- **PROBLEM STATEMENT**: From the first line of the listing below, retype each line up to and including the one with "hours = 9 + np.arange(n_pts) / 6.0"; pictures stay out.
[START OF DATA SEGMENT]
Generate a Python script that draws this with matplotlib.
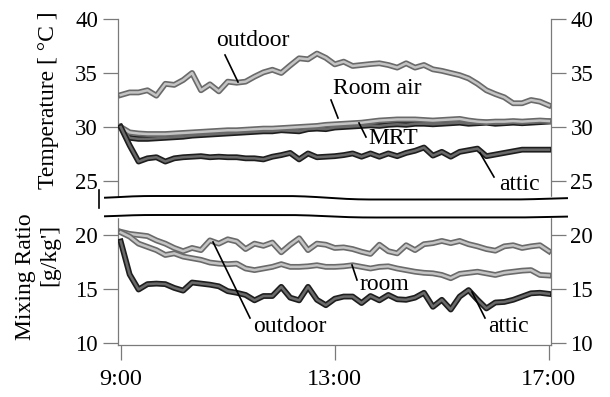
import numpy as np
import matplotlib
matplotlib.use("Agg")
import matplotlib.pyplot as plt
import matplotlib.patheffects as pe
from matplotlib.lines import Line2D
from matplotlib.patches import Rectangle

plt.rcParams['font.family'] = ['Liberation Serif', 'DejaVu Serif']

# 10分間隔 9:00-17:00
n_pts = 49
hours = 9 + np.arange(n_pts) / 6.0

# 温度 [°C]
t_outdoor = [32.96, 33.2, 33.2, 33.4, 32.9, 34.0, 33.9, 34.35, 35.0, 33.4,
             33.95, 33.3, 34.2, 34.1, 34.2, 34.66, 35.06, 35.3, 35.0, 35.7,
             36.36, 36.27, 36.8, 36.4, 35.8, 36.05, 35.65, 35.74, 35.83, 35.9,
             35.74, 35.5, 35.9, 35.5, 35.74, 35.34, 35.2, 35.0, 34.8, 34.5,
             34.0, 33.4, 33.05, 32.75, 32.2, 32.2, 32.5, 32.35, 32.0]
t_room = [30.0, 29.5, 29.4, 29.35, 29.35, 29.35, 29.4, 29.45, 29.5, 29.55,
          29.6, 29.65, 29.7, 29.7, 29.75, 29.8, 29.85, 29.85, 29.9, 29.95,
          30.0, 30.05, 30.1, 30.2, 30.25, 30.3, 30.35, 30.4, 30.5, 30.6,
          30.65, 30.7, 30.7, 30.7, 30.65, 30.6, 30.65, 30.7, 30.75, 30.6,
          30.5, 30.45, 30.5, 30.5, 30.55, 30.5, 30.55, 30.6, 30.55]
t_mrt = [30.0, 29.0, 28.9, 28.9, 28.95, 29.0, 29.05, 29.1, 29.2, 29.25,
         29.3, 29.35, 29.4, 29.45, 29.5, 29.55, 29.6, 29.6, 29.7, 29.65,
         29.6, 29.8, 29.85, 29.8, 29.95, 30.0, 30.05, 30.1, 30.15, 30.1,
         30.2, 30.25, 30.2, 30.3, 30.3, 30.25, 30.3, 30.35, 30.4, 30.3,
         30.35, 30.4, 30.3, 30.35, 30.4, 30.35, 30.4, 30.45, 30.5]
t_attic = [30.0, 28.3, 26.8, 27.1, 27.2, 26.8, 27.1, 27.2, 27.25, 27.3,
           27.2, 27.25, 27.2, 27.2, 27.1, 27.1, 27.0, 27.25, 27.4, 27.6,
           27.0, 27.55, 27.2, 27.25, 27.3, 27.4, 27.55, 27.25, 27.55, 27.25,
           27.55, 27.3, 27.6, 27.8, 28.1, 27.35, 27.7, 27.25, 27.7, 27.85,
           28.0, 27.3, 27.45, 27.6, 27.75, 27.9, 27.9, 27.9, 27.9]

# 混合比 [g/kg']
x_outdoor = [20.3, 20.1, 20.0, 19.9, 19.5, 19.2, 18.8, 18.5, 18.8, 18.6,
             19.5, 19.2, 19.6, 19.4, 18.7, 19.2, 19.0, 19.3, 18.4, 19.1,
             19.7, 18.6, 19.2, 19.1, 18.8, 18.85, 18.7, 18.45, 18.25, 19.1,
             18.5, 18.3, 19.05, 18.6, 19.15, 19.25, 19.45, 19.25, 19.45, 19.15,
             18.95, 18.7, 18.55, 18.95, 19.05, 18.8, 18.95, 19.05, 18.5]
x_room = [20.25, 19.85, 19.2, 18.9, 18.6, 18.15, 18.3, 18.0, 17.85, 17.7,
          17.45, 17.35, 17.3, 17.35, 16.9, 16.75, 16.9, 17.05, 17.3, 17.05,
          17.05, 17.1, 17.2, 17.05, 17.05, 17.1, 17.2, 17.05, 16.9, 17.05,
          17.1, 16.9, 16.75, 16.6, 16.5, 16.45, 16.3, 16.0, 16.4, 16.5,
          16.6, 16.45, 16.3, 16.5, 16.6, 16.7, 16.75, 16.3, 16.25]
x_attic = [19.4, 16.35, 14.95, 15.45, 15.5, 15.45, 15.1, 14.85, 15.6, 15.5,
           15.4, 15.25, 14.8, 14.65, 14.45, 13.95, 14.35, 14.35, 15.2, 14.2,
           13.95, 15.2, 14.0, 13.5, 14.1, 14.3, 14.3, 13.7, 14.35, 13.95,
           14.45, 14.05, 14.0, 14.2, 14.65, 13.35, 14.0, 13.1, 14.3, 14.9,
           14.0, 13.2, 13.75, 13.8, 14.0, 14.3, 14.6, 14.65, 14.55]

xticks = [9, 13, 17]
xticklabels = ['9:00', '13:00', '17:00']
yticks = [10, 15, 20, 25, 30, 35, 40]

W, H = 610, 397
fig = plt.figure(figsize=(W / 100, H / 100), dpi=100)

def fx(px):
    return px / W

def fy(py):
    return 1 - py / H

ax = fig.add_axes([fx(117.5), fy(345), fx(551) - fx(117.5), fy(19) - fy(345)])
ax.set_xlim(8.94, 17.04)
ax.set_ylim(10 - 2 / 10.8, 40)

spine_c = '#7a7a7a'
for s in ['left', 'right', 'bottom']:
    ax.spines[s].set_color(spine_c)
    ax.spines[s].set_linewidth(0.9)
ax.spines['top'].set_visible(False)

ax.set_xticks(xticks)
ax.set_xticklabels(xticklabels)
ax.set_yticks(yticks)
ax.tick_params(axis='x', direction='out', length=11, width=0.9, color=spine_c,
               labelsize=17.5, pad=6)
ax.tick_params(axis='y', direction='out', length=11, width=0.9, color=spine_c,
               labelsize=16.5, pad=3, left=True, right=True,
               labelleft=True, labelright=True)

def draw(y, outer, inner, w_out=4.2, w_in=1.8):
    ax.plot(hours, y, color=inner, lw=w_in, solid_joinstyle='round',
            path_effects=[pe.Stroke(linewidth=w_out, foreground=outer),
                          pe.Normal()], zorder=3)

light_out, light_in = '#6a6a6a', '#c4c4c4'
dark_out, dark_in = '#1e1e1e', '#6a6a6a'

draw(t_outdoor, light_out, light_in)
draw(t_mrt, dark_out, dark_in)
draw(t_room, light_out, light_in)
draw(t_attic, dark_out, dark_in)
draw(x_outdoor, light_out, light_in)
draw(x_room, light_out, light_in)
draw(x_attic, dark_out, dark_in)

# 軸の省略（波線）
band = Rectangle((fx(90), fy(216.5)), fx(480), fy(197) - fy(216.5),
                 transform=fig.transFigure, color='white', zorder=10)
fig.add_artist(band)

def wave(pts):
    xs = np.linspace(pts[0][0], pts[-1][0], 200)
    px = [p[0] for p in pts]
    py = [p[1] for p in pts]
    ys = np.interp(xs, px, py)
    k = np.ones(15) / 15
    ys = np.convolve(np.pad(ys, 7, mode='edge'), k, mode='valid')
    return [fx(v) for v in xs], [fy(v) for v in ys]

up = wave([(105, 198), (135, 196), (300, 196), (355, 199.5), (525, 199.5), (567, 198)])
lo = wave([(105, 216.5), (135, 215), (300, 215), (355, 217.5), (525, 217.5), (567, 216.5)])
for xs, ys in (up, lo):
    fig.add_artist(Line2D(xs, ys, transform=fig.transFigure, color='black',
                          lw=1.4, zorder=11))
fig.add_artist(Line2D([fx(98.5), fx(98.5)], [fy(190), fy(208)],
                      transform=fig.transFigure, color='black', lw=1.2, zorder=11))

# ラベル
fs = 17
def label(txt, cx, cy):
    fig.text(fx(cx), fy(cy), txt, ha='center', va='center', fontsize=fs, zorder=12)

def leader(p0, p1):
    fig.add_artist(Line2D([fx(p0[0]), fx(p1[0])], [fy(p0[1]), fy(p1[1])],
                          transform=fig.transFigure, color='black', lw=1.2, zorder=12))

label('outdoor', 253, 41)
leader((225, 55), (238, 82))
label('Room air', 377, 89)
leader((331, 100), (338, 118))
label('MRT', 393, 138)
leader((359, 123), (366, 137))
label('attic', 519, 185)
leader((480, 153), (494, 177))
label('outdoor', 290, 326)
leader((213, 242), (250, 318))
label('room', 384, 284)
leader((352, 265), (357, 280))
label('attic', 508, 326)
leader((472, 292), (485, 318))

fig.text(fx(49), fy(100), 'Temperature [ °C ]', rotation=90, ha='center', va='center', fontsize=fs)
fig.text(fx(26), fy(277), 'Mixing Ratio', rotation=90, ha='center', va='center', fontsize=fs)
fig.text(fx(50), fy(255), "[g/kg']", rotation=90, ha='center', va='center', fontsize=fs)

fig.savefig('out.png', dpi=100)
[END OF DATA SEGMENT]
- **RESULT OF THIS EXERCISE**:
Generate a Python script that draws this with matplotlib.
import numpy as np
import matplotlib
matplotlib.use("Agg")
import matplotlib.pyplot as plt
import matplotlib.patheffects as pe
from matplotlib.lines import Line2D
from matplotlib.patches import Rectangle

plt.rcParams['font.family'] = ['Liberation Serif', 'DejaVu Serif']

# 10分間隔 9:00-17:00
n_pts = 49
hours = 9 + np.arange(n_pts) / 6.0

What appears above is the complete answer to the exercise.